As I described before, increased insulin resistance and excess glucose is what leads to diabetes. Diabetics say they have to constantly “keep blood sugars up” to remedy their hypoglycemic state, but this is just contributing further to the problem. Or if they eat too many sugars, they have to give themselves extra insulin. Yeah, you’ll feel better for a bit but you still have diabetes.
This is due to higher calorie intake with less nutritional value, increased insulin resistance which leads to increased fat storage. Insulin suppresses important hormones that help in fat burning and muscle growth. Then the body is less able to lose the fat. It also leads to converting glucose into triglycerides which can turn into fat.

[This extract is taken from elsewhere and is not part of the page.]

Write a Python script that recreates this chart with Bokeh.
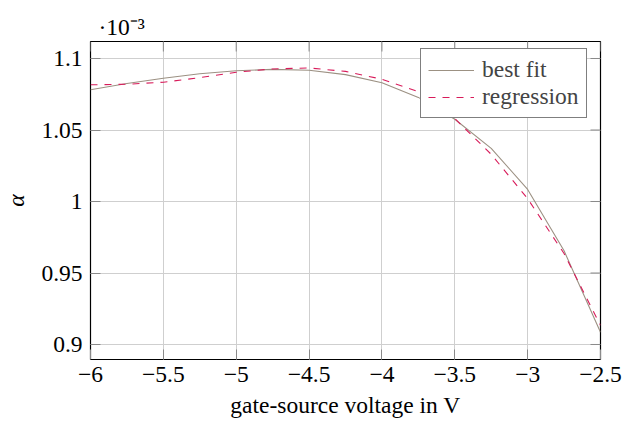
import math
from bokeh.plotting import figure
from bokeh.models import (Range1d, FixedTicker, CustomJSTickFormatter,
                          Legend, LegendItem, Title)
from bokeh.embed import file_html
from bokeh.resources import INLINE

# gate-source voltage in V
vgs = [-6.0, -5.75, -5.5, -5.25, -5.0, -4.75, -4.5, -4.25, -4.0,
       -3.75, -3.5, -3.25, -3.0, -2.75, -2.5]
# alpha in units of 1e-3
alpha_best_fit = [1.0782, 1.0825, 1.0862, 1.0893, 1.0914, 1.0924, 1.0918, 1.0887,
                  1.0830, 1.0728, 1.0575, 1.0372, 1.0084, 0.9655, 0.9086]
alpha_regression = [1.0816, 1.0820, 1.0834, 1.0866, 1.0904, 1.0927, 1.0934, 1.0910,
                    1.0855, 1.0768, 1.0580, 1.0330, 1.0020, 0.9636, 0.9134]

x_ticks = [-6, -5.5, -5, -4.5, -4, -3.5, -3, -2.5]
y_ticks = [0.9, 0.95, 1.0, 1.05, 1.1]

X_MIN, X_MAX = -6.0, -2.5
Y_MIN, Y_MAX = 0.88951, 1.11189

FONT = "Liberation Serif"
FS = "23.5px"
GRID = "#cfcfcf"
TICK = "#8a8a8a"

p = figure(width=623, height=425, output_backend="svg", toolbar_location=None,
           x_range=Range1d(X_MIN, X_MAX), y_range=Range1d(Y_MIN, Y_MAX),
           min_border_left=88, min_border_right=23, min_border_top=41,
           min_border_bottom=66)
p.background_fill_color = "white"
p.border_fill_color = "white"
p.outline_line_color = "black"
p.outline_line_width = 1.2

minus_fmt = CustomJSTickFormatter(code="return tick.toString().replace('-', '\\u2212')")

xa = p.xaxis[0]
ya = p.yaxis[0]
for ax, ticks in ((xa, x_ticks), (ya, y_ticks)):
    ax.ticker = FixedTicker(ticks=ticks)
    ax.formatter = minus_fmt
    ax.axis_line_color = None
    ax.major_tick_in = 10
    ax.major_tick_out = 0
    ax.major_tick_line_color = TICK
    ax.minor_tick_line_color = None
    ax.major_label_text_font = FONT
    ax.major_label_text_font_size = FS
    ax.major_label_text_color = "black"
    ax.axis_label_text_font = FONT
    ax.axis_label_text_font_size = FS
    ax.axis_label_text_font_style = "normal"
    ax.axis_label_text_color = "black"

xa.major_label_standoff = 7
xa.axis_label = "gate-source voltage in V"
xa.axis_label_standoff = 7
ya.major_label_standoff = 8
ya.axis_label = "α"
ya.axis_label_text_font_style = "italic"
ya.axis_label_standoff = 9

p.xgrid.ticker = FixedTicker(ticks=x_ticks)
p.ygrid.ticker = FixedTicker(ticks=y_ticks)
for g in (p.xgrid[0], p.ygrid[0]):
    g.grid_line_color = GRID
    g.grid_line_width = 1

# inward tick marks along the top and right edges of the frame
p.ray(x=x_ticks, y=[Y_MAX] * len(x_ticks), length=10, length_units="screen",
      angle=-math.pi / 2, line_color=TICK, line_width=1)
p.ray(x=[X_MAX] * len(y_ticks), y=y_ticks, length=10, length_units="screen",
      angle=math.pi, line_color=TICK, line_width=1)

r_fit = p.line(vgs, alpha_best_fit, line_color="#9c9183", line_width=1.1)
r_reg = p.line(vgs, alpha_regression, line_color="#d81b5a", line_width=1.1,
               line_dash="7 7")

legend = Legend(items=[LegendItem(label="best fit", renderers=[r_fit]),
                       LegendItem(label="regression", renderers=[r_reg])],
                location=(330, 241), margin=0, padding=7, spacing=0,
                glyph_width=46, glyph_height=24, label_height=24,
                label_width=96, label_standoff=8,
                label_text_font=FONT, label_text_font_size=FS,
                border_line_color="black", border_line_width=1.2,
                background_fill_color="white", background_fill_alpha=1.0)
p.add_layout(legend)

# scale factor of the alpha axis
p.add_layout(Title(text="·10⁻³", align="left", offset=8, standoff=3,
                   text_font=FONT, text_font_size=FS, text_font_style="normal",
                   text_color="black"), "above")

open("out.html", "w").write(file_html(p, INLINE))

Again with the inflammation. Insulin resistance can decrease your cognition and ability to think. For another day, healthy fats are what contributes to brain health.
Higher carbohydrates are shown to lower HDL, which is an important marker for heart disease. This number should be high. Heart disease is associated with carbohydrates rather than the previous thought being fats. This could be due to high carbohydrate intake allowing less beneficial fat intake for daily calories. Regardless, sugar is running through the bloodstream, damaging blood vessels. This allows deposits to form easily.

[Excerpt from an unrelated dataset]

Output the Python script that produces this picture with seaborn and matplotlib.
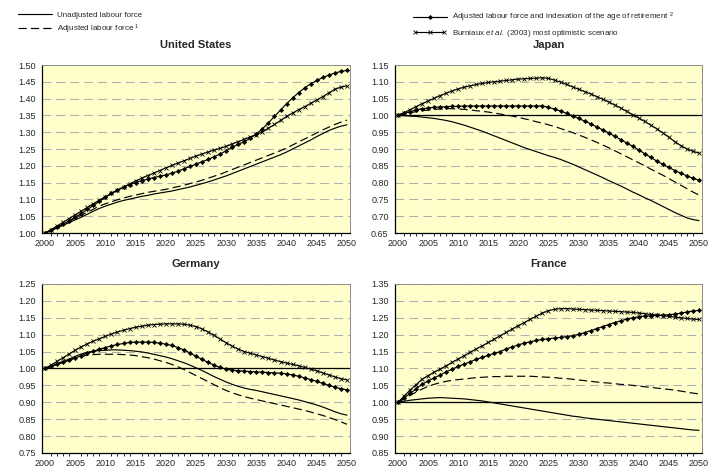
import matplotlib
matplotlib.use("Agg")
import matplotlib.pyplot as plt
from matplotlib.legend_handler import HandlerLine2D
from matplotlib.ticker import MultipleLocator, FormatStrFormatter
import numpy as np
import pandas as pd
import seaborn as sns

years = list(range(2000, 2051))

# United States
us_unadj = [1.000, 1.007, 1.015, 1.023, 1.031, 1.039, 1.047, 1.056, 1.065, 1.073,
            1.080, 1.086, 1.092, 1.097, 1.101, 1.105, 1.109, 1.112, 1.116, 1.119,
            1.122, 1.125, 1.129, 1.133, 1.137, 1.142, 1.147, 1.152, 1.158, 1.164,
            1.170, 1.177, 1.184, 1.191, 1.198, 1.205, 1.212, 1.219, 1.226, 1.233,
            1.241, 1.250, 1.259, 1.268, 1.277, 1.287, 1.296, 1.305, 1.312, 1.318, 1.322]
us_adj = [1.000, 1.008, 1.017, 1.026, 1.035, 1.044, 1.053, 1.062, 1.071, 1.080,
          1.087, 1.093, 1.099, 1.104, 1.109, 1.113, 1.117, 1.121, 1.124, 1.127,
          1.130, 1.134, 1.138, 1.142, 1.147, 1.152, 1.157, 1.163, 1.169, 1.175,
          1.182, 1.189, 1.196, 1.203, 1.210, 1.217, 1.224, 1.231, 1.238, 1.245,
          1.253, 1.262, 1.271, 1.280, 1.289, 1.298, 1.307, 1.315, 1.323, 1.330, 1.336]
us_idx = [1.000, 1.008, 1.017, 1.026, 1.036, 1.047, 1.058, 1.070, 1.082, 1.094,
          1.106, 1.118, 1.128, 1.137, 1.144, 1.150, 1.156, 1.160, 1.165, 1.169,
          1.173, 1.178, 1.184, 1.191, 1.198, 1.205, 1.212, 1.219, 1.227, 1.235,
          1.245, 1.255, 1.264, 1.272, 1.282, 1.295, 1.310, 1.328, 1.347, 1.366,
          1.385, 1.402, 1.418, 1.432, 1.444, 1.454, 1.463, 1.470, 1.476, 1.481, 1.484]
us_burn = [1.000, 1.010, 1.021, 1.032, 1.043, 1.054, 1.065, 1.076, 1.087, 1.098,
           1.108, 1.118, 1.127, 1.136, 1.146, 1.155, 1.163, 1.171, 1.178, 1.186,
           1.194, 1.201, 1.208, 1.215, 1.222, 1.229, 1.235, 1.241, 1.247, 1.252,
           1.258, 1.265, 1.272, 1.279, 1.286, 1.293, 1.301, 1.312, 1.323, 1.335,
           1.347, 1.357, 1.367, 1.376, 1.386, 1.396, 1.406, 1.417, 1.428, 1.434, 1.438]

# Japan
jp_unadj = [1.000, 0.999, 0.998, 0.997, 0.995, 0.993, 0.991, 0.988, 0.985, 0.981,
            0.976, 0.971, 0.965, 0.959, 0.953, 0.946, 0.939, 0.932, 0.925, 0.918,
            0.911, 0.904, 0.898, 0.892, 0.886, 0.880, 0.875, 0.869, 0.862, 0.855,
            0.847, 0.839, 0.831, 0.823, 0.815, 0.806, 0.798, 0.790, 0.781, 0.772,
            0.764, 0.755, 0.747, 0.738, 0.729, 0.720, 0.711, 0.703, 0.695, 0.690, 0.687]
jp_adj = [1.000, 1.004, 1.008, 1.011, 1.014, 1.016, 1.018, 1.019, 1.020, 1.020,
          1.019, 1.018, 1.016, 1.014, 1.012, 1.010, 1.007, 1.004, 1.001, 0.998,
          0.994, 0.990, 0.986, 0.981, 0.977, 0.972, 0.967, 0.961, 0.955, 0.949,
          0.942, 0.935, 0.928, 0.920, 0.912, 0.904, 0.895, 0.886, 0.877, 0.868,
          0.859, 0.850, 0.840, 0.831, 0.822, 0.812, 0.802, 0.792, 0.782, 0.772, 0.763]
jp_idx = [1.000, 1.006, 1.011, 1.016, 1.020, 1.022, 1.024, 1.025, 1.026, 1.027,
          1.027, 1.028, 1.028, 1.028, 1.028, 1.028, 1.028, 1.028, 1.028, 1.028,
          1.028, 1.028, 1.028, 1.028, 1.028, 1.024, 1.019, 1.013, 1.006, 0.999,
          0.991, 0.983, 0.975, 0.966, 0.957, 0.948, 0.938, 0.928, 0.918, 0.908,
          0.897, 0.886, 0.875, 0.864, 0.854, 0.845, 0.836, 0.828, 0.820, 0.813, 0.807]
jp_burn = [1.000, 1.008, 1.017, 1.026, 1.035, 1.043, 1.051, 1.059, 1.066, 1.073,
           1.079, 1.084, 1.088, 1.092, 1.095, 1.098, 1.100, 1.102, 1.104, 1.106,
           1.108, 1.109, 1.110, 1.111, 1.112, 1.110, 1.105, 1.099, 1.092, 1.085,
           1.078, 1.071, 1.064, 1.056, 1.048, 1.040, 1.031, 1.022, 1.012, 1.002,
           0.992, 0.982, 0.971, 0.960, 0.948, 0.935, 0.922, 0.910, 0.900, 0.893, 0.888]

# Germany
de_unadj = [1.000, 1.007, 1.014, 1.021, 1.028, 1.036, 1.043, 1.048, 1.051, 1.053,
            1.054, 1.055, 1.055, 1.054, 1.053, 1.051, 1.049, 1.046, 1.042, 1.038,
            1.034, 1.029, 1.023, 1.017, 1.010, 1.002, 0.994, 0.985, 0.976, 0.968,
            0.960, 0.953, 0.947, 0.942, 0.938, 0.935, 0.931, 0.927, 0.923, 0.919,
            0.915, 0.911, 0.907, 0.902, 0.897, 0.892, 0.886, 0.879, 0.872, 0.866, 0.862]
de_adj = [1.000, 1.007, 1.013, 1.019, 1.025, 1.031, 1.036, 1.039, 1.041, 1.042,
          1.042, 1.042, 1.042, 1.041, 1.040, 1.038, 1.035, 1.032, 1.028, 1.023,
          1.018, 1.012, 1.005, 0.997, 0.988, 0.979, 0.970, 0.961, 0.952, 0.943,
          0.935, 0.928, 0.922, 0.917, 0.912, 0.908, 0.904, 0.900, 0.896, 0.892,
          0.888, 0.884, 0.880, 0.876, 0.871, 0.866, 0.861, 0.855, 0.849, 0.842, 0.835]
de_idx = [1.000, 1.006, 1.012, 1.018, 1.024, 1.031, 1.038, 1.045, 1.051, 1.057,
          1.062, 1.067, 1.071, 1.074, 1.077, 1.078, 1.078, 1.078, 1.077, 1.075,
          1.072, 1.068, 1.062, 1.055, 1.046, 1.036, 1.027, 1.018, 1.010, 1.003,
          0.998, 0.995, 0.993, 0.992, 0.991, 0.990, 0.989, 0.988, 0.987, 0.986,
          0.984, 0.981, 0.977, 0.972, 0.967, 0.962, 0.956, 0.950, 0.945, 0.940, 0.937]
de_burn = [1.000, 1.010, 1.021, 1.032, 1.043, 1.054, 1.064, 1.073, 1.081, 1.088,
           1.095, 1.102, 1.108, 1.113, 1.118, 1.122, 1.125, 1.128, 1.130, 1.131,
           1.132, 1.132, 1.132, 1.131, 1.128, 1.124, 1.117, 1.108, 1.098, 1.087,
           1.076, 1.066, 1.057, 1.050, 1.045, 1.040, 1.035, 1.030, 1.025, 1.020,
           1.016, 1.012, 1.008, 1.003, 0.998, 0.993, 0.987, 0.981, 0.975, 0.970, 0.966]

# France
fr_unadj = [1.000, 1.003, 1.006, 1.008, 1.010, 1.012, 1.013, 1.014, 1.013, 1.012,
            1.011, 1.010, 1.008, 1.006, 1.004, 1.001, 0.998, 0.995, 0.992, 0.989,
            0.986, 0.983, 0.980, 0.977, 0.974, 0.971, 0.968, 0.965, 0.962, 0.959,
            0.957, 0.954, 0.952, 0.950, 0.948, 0.946, 0.944, 0.942, 0.940, 0.938,
            0.936, 0.934, 0.932, 0.930, 0.928, 0.926, 0.924, 0.922, 0.920, 0.918, 0.917]
fr_adj = [1.000, 1.010, 1.020, 1.030, 1.039, 1.047, 1.053, 1.058, 1.062, 1.065,
          1.067, 1.069, 1.071, 1.073, 1.074, 1.075, 1.076, 1.076, 1.077, 1.077,
          1.077, 1.077, 1.077, 1.076, 1.075, 1.074, 1.073, 1.071, 1.070, 1.068,
          1.066, 1.064, 1.062, 1.060, 1.058, 1.057, 1.055, 1.053, 1.052, 1.050,
          1.048, 1.046, 1.044, 1.042, 1.040, 1.038, 1.036, 1.033, 1.030, 1.027, 1.025]
fr_idx = [1.000, 1.013, 1.026, 1.040, 1.053, 1.063, 1.072, 1.081, 1.090, 1.098,
          1.106, 1.113, 1.120, 1.127, 1.133, 1.139, 1.145, 1.150, 1.158, 1.164,
          1.170, 1.175, 1.179, 1.183, 1.186, 1.188, 1.190, 1.192, 1.194, 1.197,
          1.201, 1.206, 1.212, 1.218, 1.224, 1.230, 1.236, 1.241, 1.246, 1.250,
          1.253, 1.255, 1.256, 1.257, 1.258, 1.259, 1.261, 1.264, 1.267, 1.270, 1.272]
fr_burn = [1.000, 1.018, 1.036, 1.052, 1.068, 1.079, 1.089, 1.098, 1.108, 1.118,
           1.128, 1.138, 1.148, 1.158, 1.167, 1.177, 1.187, 1.197, 1.207, 1.217,
           1.227, 1.236, 1.246, 1.255, 1.264, 1.271, 1.275, 1.277, 1.277, 1.276,
           1.275, 1.274, 1.273, 1.272, 1.271, 1.270, 1.269, 1.268, 1.267, 1.266,
           1.264, 1.262, 1.260, 1.258, 1.256, 1.254, 1.252, 1.250, 1.248, 1.246, 1.245]

labels = ["Unadjusted labour force",
          "Adjusted labour force $^{1}$",
          "Adjusted labour force and indexation of the age of retirement $^{2}$",
          "Burniaux $\\it{et\\ al.}$ (2003) most optimistic scenario"]

sns.set_style("white")
plt.rcParams["font.family"] = ["Liberation Sans", "DejaVu Sans"]
plt.rcParams["mathtext.fontset"] = "custom"
plt.rcParams["mathtext.rm"] = "Liberation Sans"
plt.rcParams["mathtext.it"] = "Liberation Sans:italic"

fig = plt.figure(figsize=(7.2, 4.68), dpi=100)

panels = [
    ("United States", [0.0583, 0.5021, 0.4278, 0.359], (1.00, 1.50), False,
     us_unadj, us_adj, us_idx, us_burn),
    ("Japan", [0.5486, 0.5021, 0.4264, 0.359], (0.65, 1.15), True,
     jp_unadj, jp_adj, jp_idx, jp_burn),
    ("Germany", [0.0583, 0.0321, 0.4278, 0.3611], (0.75, 1.25), True,
     de_unadj, de_adj, de_idx, de_burn),
    ("France", [0.5486, 0.0321, 0.4264, 0.3611], (0.85, 1.35), True,
     fr_unadj, fr_adj, fr_idx, fr_burn),
]

styles = [
    dict(color="black", lw=0.85),
    dict(color="black", lw=0.85, linestyle=(0, (7, 3.5))),
    dict(color="black", lw=0.85, marker="D", markersize=2.2,
         markeredgecolor="black", markerfacecolor="black", markeredgewidth=0.4),
    dict(color="black", lw=0.85, marker="x", markersize=3.0,
         markeredgecolor="black", markeredgewidth=0.6),
]

handles = None
for title, pos, (ylo, yhi), ref, *series in panels:
    ax = fig.add_axes(pos)
    ax.set_facecolor("#FFFFCC")
    ax.set_axisbelow(True)
    ax.yaxis.grid(True, color="#B0B0B0", linestyle=(0, (8, 4.5)), lw=0.8)
    if ref:
        ax.axhline(1.0, color="black", lw=0.9, zorder=1.5)
    df = pd.DataFrame({"year": years})
    for vals, lab, st in zip(series, labels, styles):
        df["value"] = vals
        sns.lineplot(data=df, x="year", y="value", ax=ax, label=lab, **st)
    if handles is None:
        handles = ax.get_legend_handles_labels()[0]
    ax.get_legend().remove()
    ax.set_xlim(1999.5, 2050.5)
    ax.set_ylim(ylo, yhi)
    ax.set_xlabel("")
    ax.set_ylabel("")
    ax.set_title(title, fontsize=8, fontweight="bold", pad=12)
    ax.xaxis.set_major_locator(MultipleLocator(5))
    ax.xaxis.set_minor_locator(MultipleLocator(1))
    ax.yaxis.set_major_locator(MultipleLocator(0.05))
    ax.yaxis.set_major_formatter(FormatStrFormatter("%.2f"))
    ax.tick_params(axis="both", which="major", labelsize=6.5, direction="out",
                   length=3, width=0.7, pad=1.5, color="black")
    ax.tick_params(axis="x", which="minor", direction="out", length=2,
                   width=0.6, color="black", bottom=True)
    for side in ["left", "bottom"]:
        ax.spines[side].set_color("black")
        ax.spines[side].set_linewidth(0.9)
    for side in ["top", "right"]:
        ax.spines[side].set_color("#8C8C8C")
        ax.spines[side].set_linewidth(0.7)

fig.legend(handles[:2], labels[:2], loc="upper left",
           bbox_to_anchor=(0.02, 0.985), frameon=False, fontsize=5.8,
           handlelength=4.2, handletextpad=0.6, labelspacing=0.45, borderpad=0)
fig.legend(handles[2:], labels[2:], loc="upper left",
           bbox_to_anchor=(0.568, 0.985), frameon=False, fontsize=5.8,
           handlelength=4.2, handletextpad=0.6, labelspacing=0.45, borderpad=0,
           handler_map={handles[2]: HandlerLine2D(numpoints=1),
                        handles[3]: HandlerLine2D(numpoints=3)})

fig.savefig("out.png", dpi=100)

I’ve seen in many articles out there new ways to lose weight involving carbs. There’s people and research on both sides saying what works and what doesn’t. For example, they say wheat bread is healthy because the study showed it was better than white, so it must be good. Just a simple result as such does not make something absolute if comparing two lesser items. We can say however, that a processed bread overall is not ideal. I’ve seen ideas about carb cycling and eating a certain amount certain times of day. This all just makes things more complicated. If you truly want to lose weight and change your life, only a lifestyle change will work. Eat nutritious foods and don’t count anything. You’re exhausting yourself. Maybe some of these worked for someone else but it was likely temporary. Do what works for you.
A few resources:
Grain Brain by Dr. David Perlmutter
Wheat Belly by Dr. William Davis
Fresh Idea: The truth about carbs is that the health effects are detrimental if they are consumed excessively in the simple form.